How do I determine what action to take based on the investigation?
You are required to make a good faith determination based on the facts obtained in the investigation. Therefore, in a close case where facts are in dispute, you are required to make a reasonable determination based on the available information and the credibility of witnesses, documents or other information evaluated. For example, if different witnesses/documents have differing accounts or representations of material facts, you should evaluate the credibility/reliability of the witnesses, based on such factors on their demeanor, possible motives for providing a skewed or inaccurate account, or prior conduct. You may not be able to ultimately reconcile the conflicting accounts, but you will have to assess their relative reliability and explain in the investigation report what you ultimately concluded with respect to the conflicting information and why.
Where appropriate, the findings of the investigation should lead to action that is reasonably calculated to remedy the wrongful or defective conduct investigated. Such remedial action could include personnel action (such as counseling, discipline or termination), training, clarification or change in policies, or changes in operational processes.
Is there anything else I should do after taking such action?

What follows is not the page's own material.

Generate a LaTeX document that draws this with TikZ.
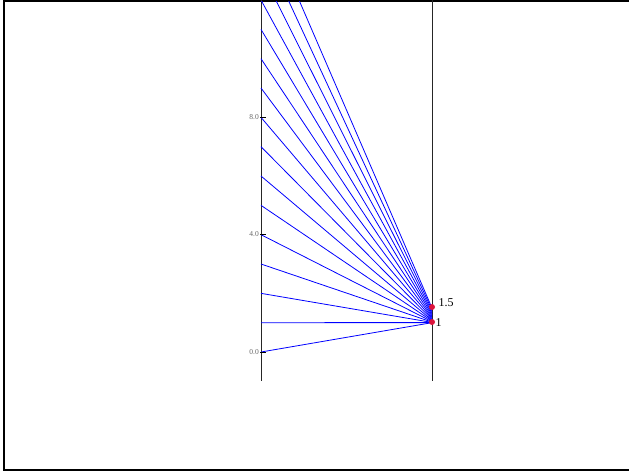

You should circle back to the individual(s) who brought the complaint to inform them of the findings of the investigation. If the investigation led to termination or other personnel action of an employee, the details of such action should not be disclosed so as to protect the privacy rights of the employee who incurred such action. As such, the Company should only disclose that the matter was addressed appropriately with that employee. Appropriate management personnel who have reason to know of the investigation’s findings and personnel action should also be notified of this.
The above guidelines are just general considerations for conducting investigations, however, as each situation differs you should consult with counsel when conducting an investigation and preparing the investigation report. Consider asking your legal professional for some training on how to conduct workplace investigations.